= Leighton, Wisconsin =

Ghost town in Wisconsin

Leighton is a ghost town in Stiles Junction, Oconto County, Wisconsin. The community and settlement of Leighton was named for the John Leigh family who settled in the area along the Little River in the late 1860s
and operated a small sawmill there into the 1880s. As in the case of many such settlements, the railroad's station name soon became the commonly used term and Leighton was renamed Stiles Junction ca. 1882.

Leighton was located approximately 1.4 mile east of Stiles Junction on County Highway 22 by the Little River Bridge. The community established a post office in 1882 and it remained in operation for 4 years before being discontinued in 1886.

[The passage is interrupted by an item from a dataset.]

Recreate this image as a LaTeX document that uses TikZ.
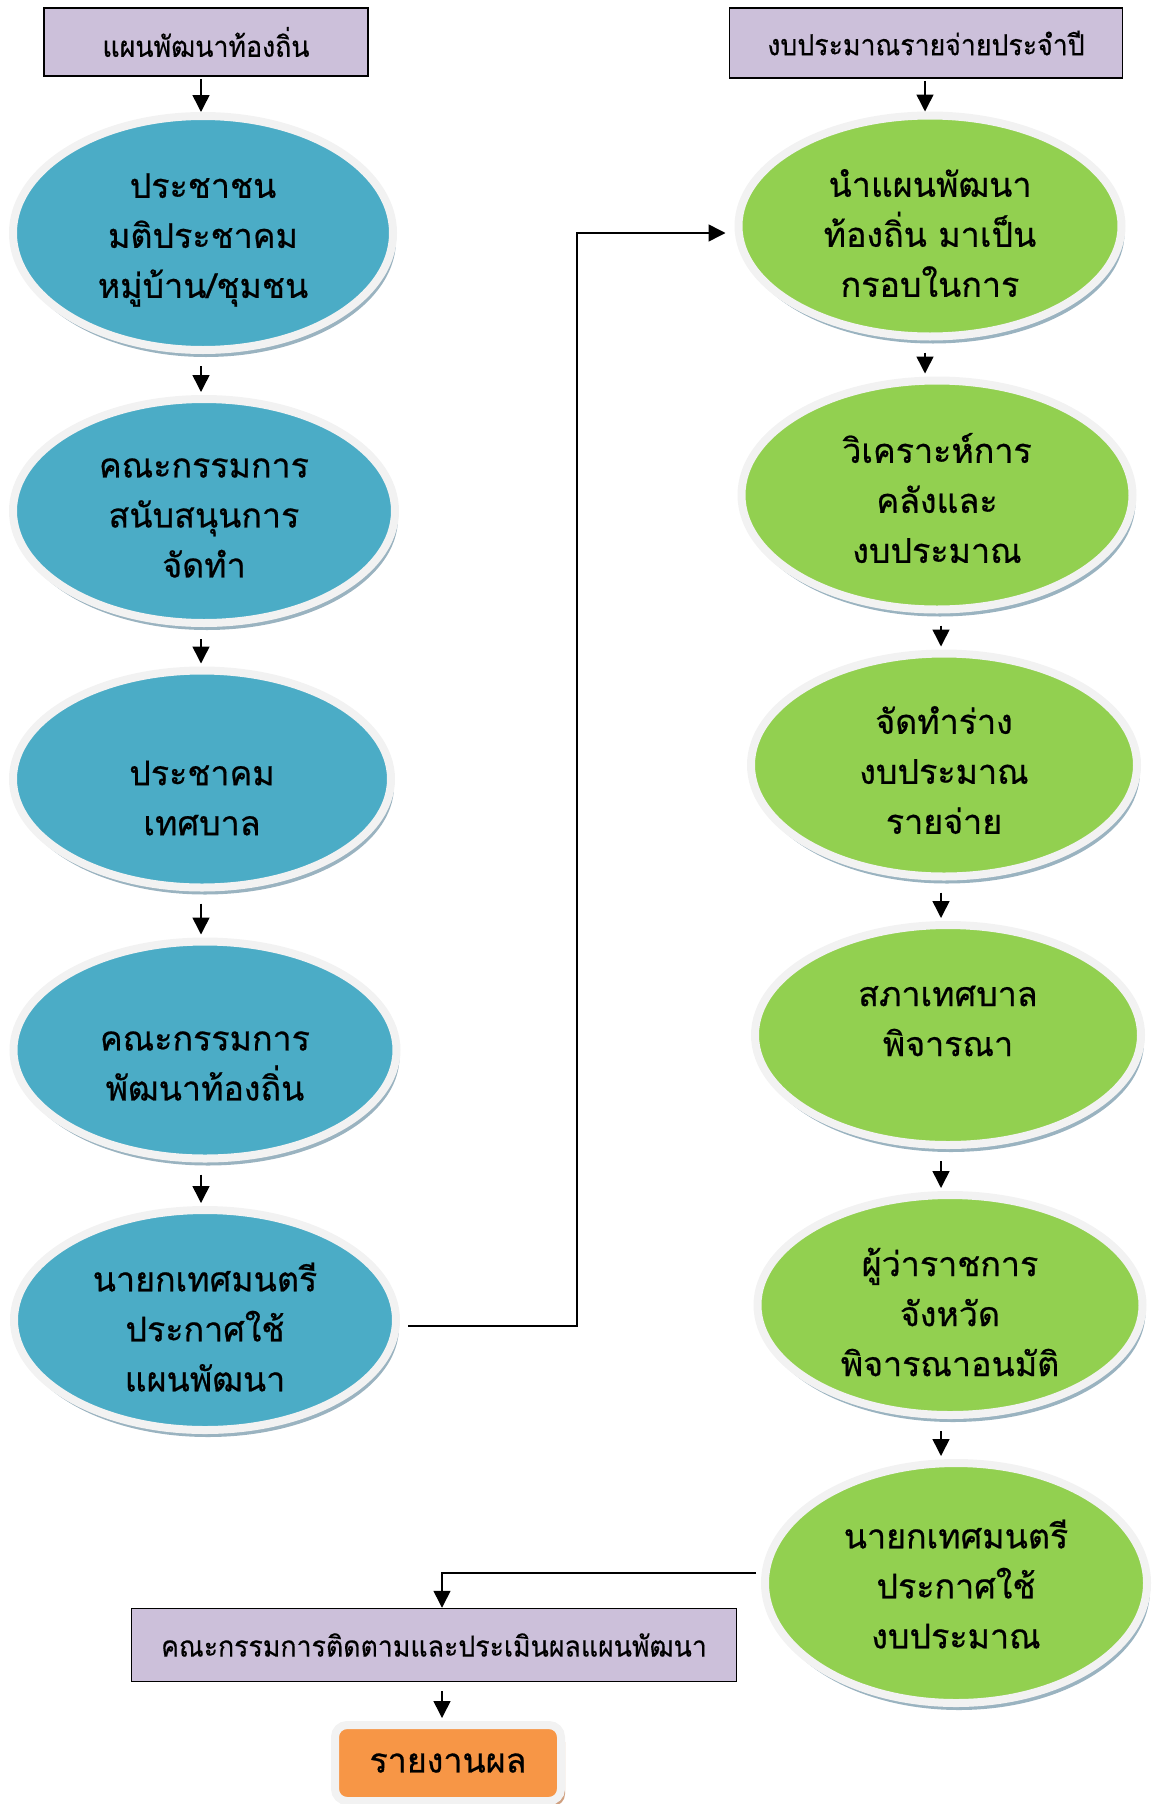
\documentclass[tikz,border=0pt]{standalone}
\usepackage{fontspec}
\newfontfamily\thai[Script=Thai,FakeBold=0.6]{Loma}
\newfontfamily\thaibox[Script=Thai,FakeStretch=0.92,FakeBold=0.4]{Loma}
\usetikzlibrary{shapes.geometric,shadows,arrows.meta,calc}
\definecolor{boxpurple}{HTML}{CCC0DA}
\definecolor{ellblue}{HTML}{4BACC6}
\definecolor{ellgreen}{HTML}{92D050}
\definecolor{ringgray}{HTML}{F2F2F2}
\definecolor{shadowblue}{HTML}{9AB3C0}
\definecolor{boxorange}{HTML}{F79646}
\definecolor{shadowbrown}{HTML}{D0A080}
\begin{document}
\begin{tikzpicture}[x=1pt,y=-1pt,
  headbox/.style={rectangle,draw=black,line width=1.5pt,fill=boxpurple,inner sep=0pt,
    font=\thaibox\fontsize{29}{34}\selectfont},
  ell/.style={ellipse,draw=ringgray,line width=8pt,inner sep=0pt,
    drop shadow={shadow xshift=3pt,shadow yshift=-7pt,fill=shadowblue,opacity=1}},
  bl/.style={ell,fill=ellblue},
  gr/.style={ell,fill=ellgreen},
  txt/.style={align=center,inner sep=0pt,font=\thai\fontsize{34}{50}\selectfont},
  arr/.style={line width=1.5pt,-{Triangle[length=17pt,width=17pt]}}
]
\useasboundingbox (0,0) rectangle (1153,1804);

% header boxes
\node[headbox,minimum width=324pt,minimum height=68pt] (B1) at (206,42) {แผนพัฒนาท้องถิ่น};
\node[headbox,minimum width=393pt,minimum height=70pt] (B2) at (926,43) {งบประมาณรายจ่ายประจำปี};

% left column
\node[bl,minimum width=380pt,minimum height=234pt] (L1) at (203,233) {};
\node[txt] (tL1) at (203,240) {ประชาชน\\มติประชาคม\\หมู่บ้าน/ชุมชน};
\node[bl,minimum width=382pt,minimum height=224pt] (L2) at (204,511) {};
\node[txt] (tL2) at (204,518) {คณะกรรมการ\\สนับสนุนการ\\จัดทำ};
\node[bl,minimum width=378pt,minimum height=217pt] (L3) at (202,779) {};
\node[txt] (tL3) at (202,798) {ประชาคม\\เทศบาล};
\node[bl,minimum width=383pt,minimum height=217pt] (L4) at (205,1050) {};
\node[txt] (tL4) at (205,1066) {คณะกรรมการ\\พัฒนาท้องถิ่น};
\node[bl,minimum width=382pt,minimum height=220pt] (L5) at (205,1320) {};
\node[txt] (tL5) at (205,1327) {นายกเทศมนตรี\\ประกาศใช้\\แผนพัฒนา};

% right column
\node[gr,minimum width=383pt,minimum height=221pt] (R1) at (930,226) {};
\node[txt] (tR1) at (930,233) {นำแผนพัฒนา\\ท้องถิ่น มาเป็น\\กรอบในการ};
\node[gr,minimum width=391pt,minimum height=229pt] (R2) at (937,495) {};
\node[txt] (tR2) at (937,498) {วิเคราะห์การ\\คลังและ\\งบประมาณ};
\node[gr,minimum width=386pt,minimum height=223pt] (R3) at (944,765) {};
\node[txt] (tR3) at (944,770) {จัดทำร่าง\\งบประมาณ\\รายจ่าย};
\node[gr,minimum width=386pt,minimum height=220pt] (R4) at (948,1035) {};
\node[txt] (tR4) at (948,1021) {สภาเทศบาล\\พิจารณา};
\node[gr,minimum width=385pt,minimum height=220pt] (R5) at (950,1305) {};
\node[txt] (tR5) at (950,1312) {ผู้ว่าราชการ\\จังหวัด\\พิจารณาอนมัติ};
\node[gr,minimum width=382pt,minimum height=240pt] (R6) at (956,1583) {};
\node[txt] (tR6) at (956,1584) {นายกเทศมนตรี\\ประกาศใช้\\งบประมาณ};

% bottom boxes
\node[headbox,minimum width=605pt,minimum height=73pt] (B3) at (434,1645) {คณะกรรมการติดตามและประเมินผลแผนพัฒนา};
\node[rectangle,rounded corners=12pt,draw=ringgray,line width=8pt,fill=boxorange,
  minimum width=226pt,minimum height=76pt,inner sep=0pt,
  drop shadow={shadow xshift=4pt,shadow yshift=-5pt,fill=shadowbrown,opacity=1},
  font=\thai\fontsize{34}{40}\selectfont] (OR) at (448,1763) {รายงานผล};

% helper x positions
\coordinate (xl) at (201,0);
\coordinate (xr1) at (925,0);
\coordinate (xr) at (941,0);
\coordinate (xb) at (442,0);
\coordinate (r6l) at (756,1573);

% left arrows
\draw[arr,shorten <=2pt] (B1.south -| xl) -- (L1.north -| xl);
\draw[arr,shorten <=12pt,shorten >=3pt] (L1.south -| xl) -- (L2.north -| xl);
\draw[arr,shorten <=12pt,shorten >=3pt] (L2.south -| xl) -- (L3.north -| xl);
\draw[arr,shorten <=12pt,shorten >=3pt] (L3.south -| xl) -- (L4.north -| xl);
\draw[arr,shorten <=12pt,shorten >=3pt] (L4.south -| xl) -- (L5.north -| xl);

% right arrows
\draw[arr,shorten <=2pt] (B2.south -| xr1) -- (R1.north -| xr1);
\draw[arr,shorten <=12pt,shorten >=3pt] (R1.south -| xr1) -- (R2.north -| xr1);
\draw[arr,shorten <=12pt,shorten >=3pt] (R2.south -| xr) -- (R3.north -| xr);
\draw[arr,shorten <=12pt,shorten >=3pt] (R3.south -| xr) -- (R4.north -| xr);
\draw[arr,shorten <=12pt,shorten >=3pt] (R4.south -| xr) -- (R5.north -| xr);
\draw[arr,shorten <=12pt,shorten >=3pt] (R5.south -| xr) -- (R6.north -| xr);

% cross connectors
\draw[arr,shorten <=8pt,shorten >=9pt] ([yshift=-6pt]L5.east) -- ++(177,0) |- ([yshift=-7pt]R1.west);
\draw[arr] (r6l) -| (B3.north -| xb);
\draw[arr,shorten <=9pt,shorten >=3pt] (B3.south -| xb) -- (OR.north -| xb);
\end{tikzpicture}
\end{document}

The community most likely became a ghost town in the early 1910s.

== History of Leighton ==
The community was near the Milwaukee, Lake Shore & Western railway, built in late 1879. The first white female born in Oconto County, Effie A. Leigh, was born in the community of Leighton on July 25, 1851. John Leigh, the original proprietor of Leighton, was a native of Ireland. The Stiles Junction school, originally called the Leigh Town School before the settlement became abandoned, was located in Leighton.

The community was most likely originally settled in the present day location of Stiles Junction. Native Americans were a common sight in Stiles and Leighton. A burial ground for Native Americans was put in Leighton.

In August 1886, a forest fire that had been raging in the county burnt down a local farmer's barn. The entire settlement of Leighton was in great danger of being destroyed. Luckily, everyone had escaped. In total, 2 barns, five tons of hay, and 2 hogs were destroyed/killed in the fire. In 1887, the sawmill in Leighton owned by John Leigh was destroyed in a fire.